═════ Raw data ═════

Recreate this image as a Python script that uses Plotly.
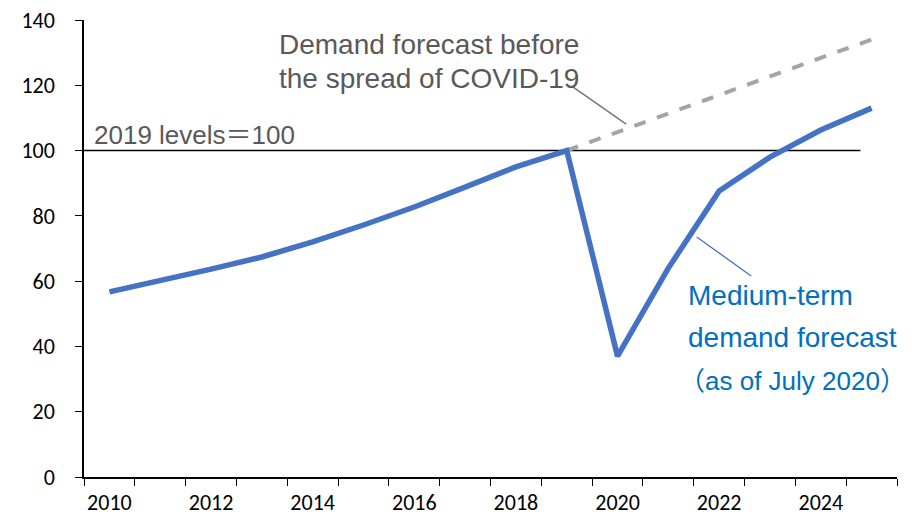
import plotly.graph_objects as go

years = list(range(2010, 2026))
medium_term = [56.7, 60.0, 63.7, 67.4, 72.0, 77.2, 82.7, 88.8, 95.0, 100.0,
               37.0, 64.0, 87.6, 98.0, 106.3, 113.0]
pre_covid_years = [2019, 2020, 2021, 2022, 2023, 2024, 2025]
pre_covid = [100.0, 105.6, 111.3, 117.0, 122.7, 128.4, 134.0]
x_tick_labels = [2010, 2012, 2014, 2016, 2018, 2020, 2022, 2024]
y_ticks = [0, 20, 40, 60, 80, 100, 120, 140]

tick_font = dict(family="Carlito, Liberation Sans Narrow, Arial Narrow, sans-serif", size=22, color="#000000")
ann_font = "Liberation Sans, Arial, Noto Sans CJK JP, sans-serif"

fig = go.Figure()
fig.add_trace(go.Scatter(x=pre_covid_years, y=pre_covid, mode="lines",
                         line=dict(color="#A5A5A5", width=4, dash="dash"),
                         showlegend=False, hoverinfo="skip"))
fig.add_trace(go.Scatter(x=years, y=medium_term, mode="lines",
                         line=dict(color="#4472C4", width=5.5),
                         showlegend=False))

# 2019 = 100 reference line
fig.add_shape(type="line", xref="x", yref="y", x0=2009.5, x1=2024.78, y0=100, y1=100,
              line=dict(color="#000000", width=1.5), layer="below")

# leader lines
fig.add_shape(type="line", xref="x", yref="y", x0=2019.12, y0=119.5, x1=2020.17, y1=108.1,
              line=dict(color="#767676", width=1.5))
fig.add_shape(type="line", xref="x", yref="y", x0=2021.56, y0=73.5, x1=2022.63, y1=61.6,
              line=dict(color="#4472C4", width=1.3))

fig.add_annotation(x=2009.66, y=104.8, xref="x", yref="y", xanchor="left", yanchor="middle",
                   text="2019 levels＝100", showarrow=False,
                   font=dict(family=ann_font, size=26, color="#595959"))
grey_lines = ["Demand forecast before", "the spread of COVID-19"]
grey_y = [132.4, 122.2]
for t, yy in zip(grey_lines, grey_y):
    fig.add_annotation(x=2013.3, y=yy, xref="x", yref="y", xanchor="left", yanchor="middle",
                       text=t, showarrow=False,
                       font=dict(family=ann_font, size=28, color="#595959"))
blue_lines = ["Medium-term", "demand forecast", "（as of July 2020）"]
blue_y = [55.5, 42.6, 29.4]
blue_x = [2021.35, 2021.35, 2021.18]
blue_size = [28, 28, 26]
for t, xx, yy, sz in zip(blue_lines, blue_x, blue_y, blue_size):
    fig.add_annotation(x=xx, y=yy, xref="x", yref="y", xanchor="left", yanchor="middle",
                       text=t, showarrow=False,
                       font=dict(family=ann_font, size=sz, color="#0070C0"))

# The page places the figure 8px in from the top-left corner, so the figure
# is sized to the remaining visible area.
fig.update_layout(
    width=904, height=507,
    margin=dict(l=76, r=15, t=12, b=38),
    paper_bgcolor="white", plot_bgcolor="white",
    showlegend=False,
)
fig.update_xaxes(range=[2009.5, 2025.5], tickmode="array", tickvals=x_tick_labels,
                 ticktext=[str(v) for v in x_tick_labels], ticks="", tickfont=tick_font,
                 automargin=False, ticklabelstandoff=5, ticklabeloverflow="allow",
                 showgrid=False, zeroline=False, showline=True, linecolor="#000000", linewidth=1.5,
                 minor=dict(ticks="outside", tick0=2009.5, dtick=1, ticklen=7,
                            tickcolor="#000000", tickwidth=1.3, showgrid=False))
fig.update_yaxes(range=[0, 140], tickmode="array", tickvals=y_ticks, ticks="outside",
                 ticklen=7, tickcolor="#000000", tickwidth=1.3, tickfont=tick_font,
                 automargin=False, ticklabelstandoff=16, ticklabeloverflow="allow",
                 showgrid=False, zeroline=False, showline=True, linecolor="#000000", linewidth=1.5)

fig.write_html("out.html")
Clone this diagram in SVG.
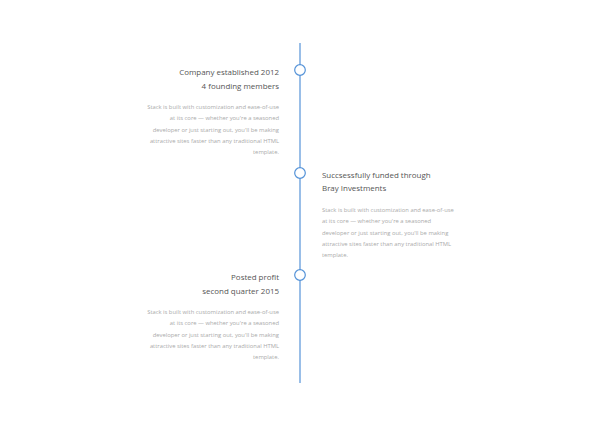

═════

### Work instructions
Quote the records above exactly, from the first line through the line containing "Sans, Arial, Noto", and leave out the pictures.

### Response
Recreate this image as a Python script that uses Plotly.
import plotly.graph_objects as go

years = list(range(2010, 2026))
medium_term = [56.7, 60.0, 63.7, 67.4, 72.0, 77.2, 82.7, 88.8, 95.0, 100.0,
               37.0, 64.0, 87.6, 98.0, 106.3, 113.0]
pre_covid_years = [2019, 2020, 2021, 2022, 2023, 2024, 2025]
pre_covid = [100.0, 105.6, 111.3, 117.0, 122.7, 128.4, 134.0]
x_tick_labels = [2010, 2012, 2014, 2016, 2018, 2020, 2022, 2024]
y_ticks = [0, 20, 40, 60, 80, 100, 120, 140]

tick_font = dict(family="Carlito, Liberation Sans Narrow, Arial Narrow, sans-serif", size=22, color="#000000")
ann_font = "Liberation Sans, Arial, Noto Sans CJK JP, sans-serif"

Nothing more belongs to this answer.